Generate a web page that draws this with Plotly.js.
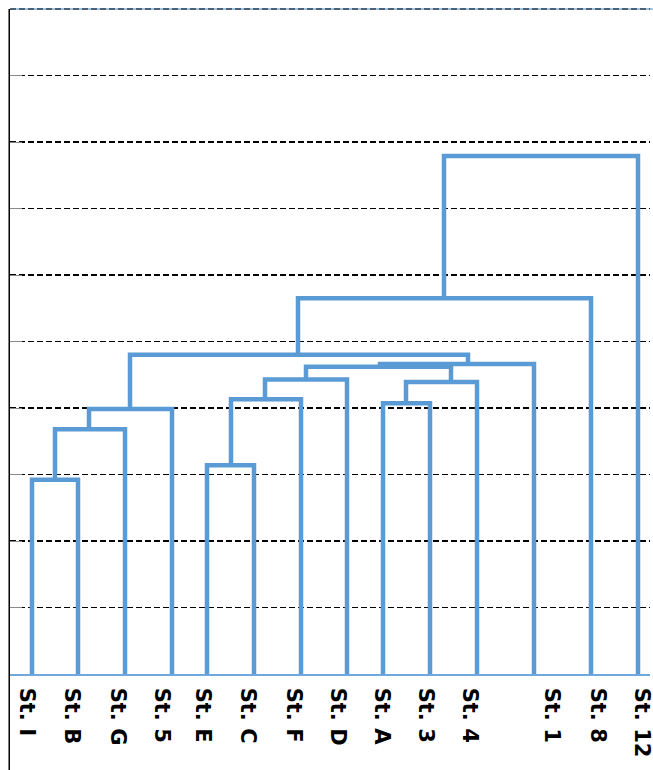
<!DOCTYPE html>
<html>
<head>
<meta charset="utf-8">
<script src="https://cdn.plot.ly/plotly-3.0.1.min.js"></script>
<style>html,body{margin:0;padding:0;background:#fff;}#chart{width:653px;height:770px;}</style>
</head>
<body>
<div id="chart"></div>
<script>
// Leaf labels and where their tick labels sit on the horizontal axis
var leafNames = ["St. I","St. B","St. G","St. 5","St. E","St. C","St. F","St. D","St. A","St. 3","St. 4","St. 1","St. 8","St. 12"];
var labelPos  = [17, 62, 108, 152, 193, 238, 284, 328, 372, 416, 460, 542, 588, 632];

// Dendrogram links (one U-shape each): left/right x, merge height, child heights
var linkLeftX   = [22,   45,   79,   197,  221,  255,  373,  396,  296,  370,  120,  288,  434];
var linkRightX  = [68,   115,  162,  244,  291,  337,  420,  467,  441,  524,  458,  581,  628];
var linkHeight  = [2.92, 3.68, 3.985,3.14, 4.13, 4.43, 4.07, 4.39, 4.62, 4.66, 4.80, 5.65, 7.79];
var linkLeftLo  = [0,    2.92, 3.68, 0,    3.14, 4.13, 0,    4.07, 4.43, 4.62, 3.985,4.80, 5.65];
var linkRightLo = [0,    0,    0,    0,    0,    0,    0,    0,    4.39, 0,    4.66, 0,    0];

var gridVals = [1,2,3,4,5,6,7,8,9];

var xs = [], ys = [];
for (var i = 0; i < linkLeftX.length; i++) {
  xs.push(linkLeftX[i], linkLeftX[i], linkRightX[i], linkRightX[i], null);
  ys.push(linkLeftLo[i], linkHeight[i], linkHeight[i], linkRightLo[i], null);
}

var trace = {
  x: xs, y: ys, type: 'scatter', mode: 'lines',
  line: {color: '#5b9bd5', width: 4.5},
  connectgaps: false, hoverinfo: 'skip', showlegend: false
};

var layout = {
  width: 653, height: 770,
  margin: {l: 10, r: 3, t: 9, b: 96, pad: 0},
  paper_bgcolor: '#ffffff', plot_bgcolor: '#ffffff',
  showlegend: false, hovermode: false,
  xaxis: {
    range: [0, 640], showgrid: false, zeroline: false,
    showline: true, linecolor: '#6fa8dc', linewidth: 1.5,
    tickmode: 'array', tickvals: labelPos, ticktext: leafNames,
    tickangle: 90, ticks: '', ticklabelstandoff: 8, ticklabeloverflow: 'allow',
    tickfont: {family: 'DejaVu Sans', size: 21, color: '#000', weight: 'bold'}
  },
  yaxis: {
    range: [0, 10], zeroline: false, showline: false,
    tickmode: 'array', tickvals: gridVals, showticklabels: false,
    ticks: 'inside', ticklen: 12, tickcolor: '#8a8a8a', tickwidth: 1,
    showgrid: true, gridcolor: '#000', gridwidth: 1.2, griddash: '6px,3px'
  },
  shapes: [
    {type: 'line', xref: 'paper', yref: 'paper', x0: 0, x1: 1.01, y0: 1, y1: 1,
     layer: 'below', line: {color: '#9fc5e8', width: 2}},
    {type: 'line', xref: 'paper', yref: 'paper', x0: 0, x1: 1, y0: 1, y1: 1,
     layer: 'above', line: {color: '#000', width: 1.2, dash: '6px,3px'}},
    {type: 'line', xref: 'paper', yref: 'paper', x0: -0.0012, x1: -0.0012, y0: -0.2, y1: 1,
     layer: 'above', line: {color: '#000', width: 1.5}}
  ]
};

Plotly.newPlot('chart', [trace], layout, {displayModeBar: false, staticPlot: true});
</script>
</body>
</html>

**What you are asked to do**. Would you reproduce the lines above, from the very first through the line containing "542, 588, 632];", exactly and without the pictures?

**Result of this task**.
Generate a web page that draws this with Plotly.js.
<!DOCTYPE html>
<html>
<head>
<meta charset="utf-8">
<script src="https://cdn.plot.ly/plotly-3.0.1.min.js"></script>
<style>html,body{margin:0;padding:0;background:#fff;}#chart{width:653px;height:770px;}</style>
</head>
<body>
<div id="chart"></div>
<script>
// Leaf labels and where their tick labels sit on the horizontal axis
var leafNames = ["St. I","St. B","St. G","St. 5","St. E","St. C","St. F","St. D","St. A","St. 3","St. 4","St. 1","St. 8","St. 12"];
var labelPos  = [17, 62, 108, 152, 193, 238, 284, 328, 372, 416, 460, 542, 588, 632];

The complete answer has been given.